For setting a GPU device, you can use the --gpuDevice option with the GPU index. For ROCm with many GPUs, however, like on the EPNs with 8 GPUs, it is better to set the ROCR_VISIBLE_DEVICES env variable to the GPU you want to use. MAKE SURE TO CHECK IF IT IS ALREADY SET BY SLURM WHEN YOU GET THE NODE!!! IN THAT CASE, USE ONLY THE GPUS ASSIGNED TO YOU BY SLURM!

Finally, also NUMA pinning can play a role. On the EPN, you should use memory and GPUs and CPU cores from the same NUMA domain. For a reaslistic benchmark using GPU 0 on the EPNs, please use:

ROCR_VISIBLE_DEVICES=0 numactl --membind 0 --cpunodebind 0 ./ca -e o2-pbpb-100 --gpuType HIP --memSize 15000000000 --inputMemory 6000000000 --outputMemory 10000000000 --sync --runs 10 --RTCenable --setO2Settings --PROCdoublePipeline

Note that on the MI50 nodes, we use only <16 GB of memory, since there is a performance regression when using the upper half of the 32 GB. In order to fit in the 16 GB, we have reduced the time frame length to 32 orbits from 2024 onwards.

Generating a dataset

The standalone benchmark supports running on Run2 data exported from AliRoot, or to run on Run3 data from O2. This document covers only the O2 case. In o2, o2-tpc-reco-workflow and the o2-gpu-reco-workflow can dump event data with the configKeyValue GPU_global.dump=1;. This will dump the event data to the local folder, all dumped files have a .dump file extension. If there are multiple TFs/events processed, there will be multiple event.i.dump files. In order to create a standalone dataset out of these, just copy all the .dump files to a subfolder in ~/standalone/events/[FOLDERNAME].

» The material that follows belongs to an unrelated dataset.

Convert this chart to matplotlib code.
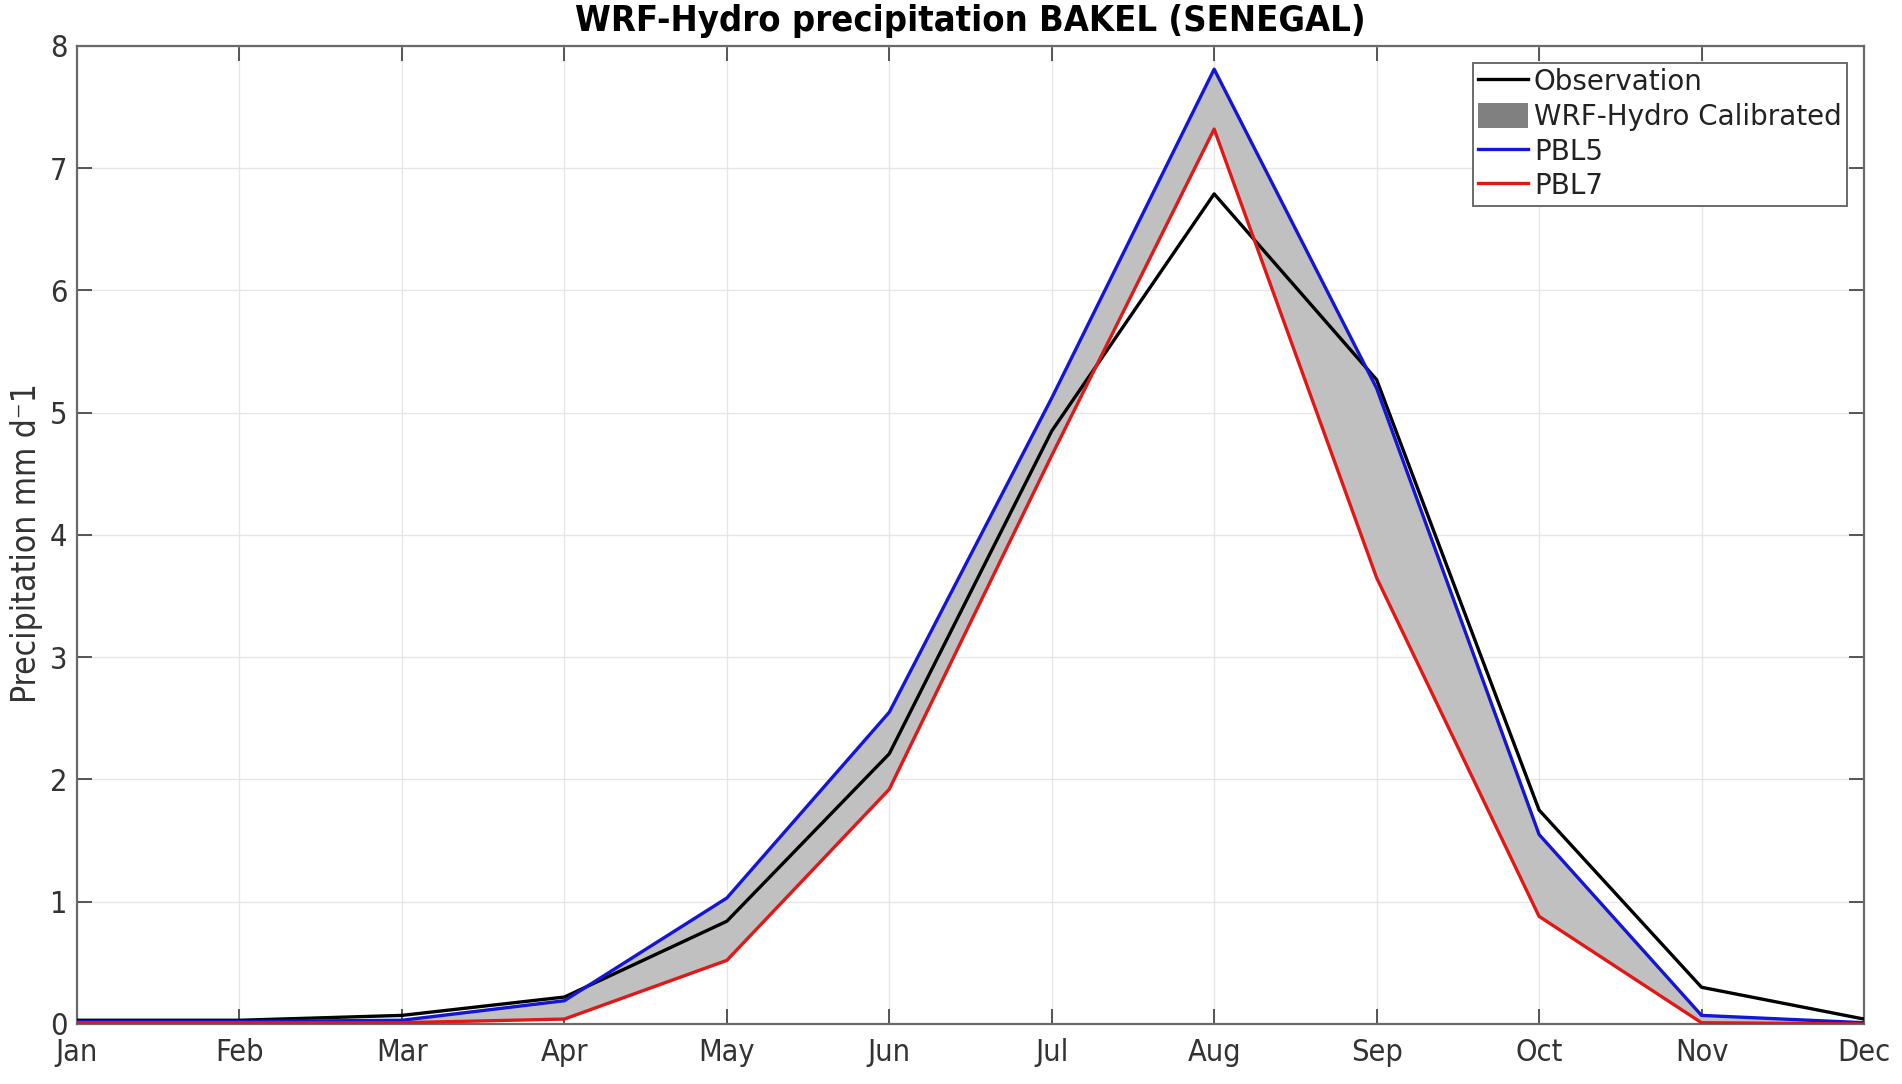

Data can be dumped from raw data, or from MC data, e.g. generated by the Full System Test. In case of MC data, also MC labels are dumped, such that they are used in the ./ca --qa mode.

To get a dump from simulated data, please run e.g. the FST simulation as described in full-system-test-setup.md. A simple run as

DISABLE_PROCESSING=1 NEvents=5 NEventsQED=100 SHMSIZE=16000000000 $O2_ROOT/prodtests/full_system_test.sh

should be enough.

Afterwards run the following command to dump the data:

SYNCMODE=1 CONFIG_EXTRA_PROCESS_o2_gpu_reco_workflow="GPU_global.dump=1;" WORKFLOW_DETECTORS=TPC SHMSIZE=16000000000 $O2_ROOT/prodtests/full-system-test/dpl-workflow.sh

To dump standalone data from CTF raw data in myctf.root, you can use the same script, e.g.:

CTFINPUT=1 INPUT_FILE_LIST=myctf.root CONFIG_EXTRA_PROCESS_o2_gpu_reco_workflow="GPU_global.dump=1;" WORKFLOW_DETECTORS=TPC SHMSIZE=16000000000 $O2_ROOT/prodtests/full-system-test/dpl-workflow.sh

On the EPNs, you can find some reference data sets at /home/drohr/standalone/events.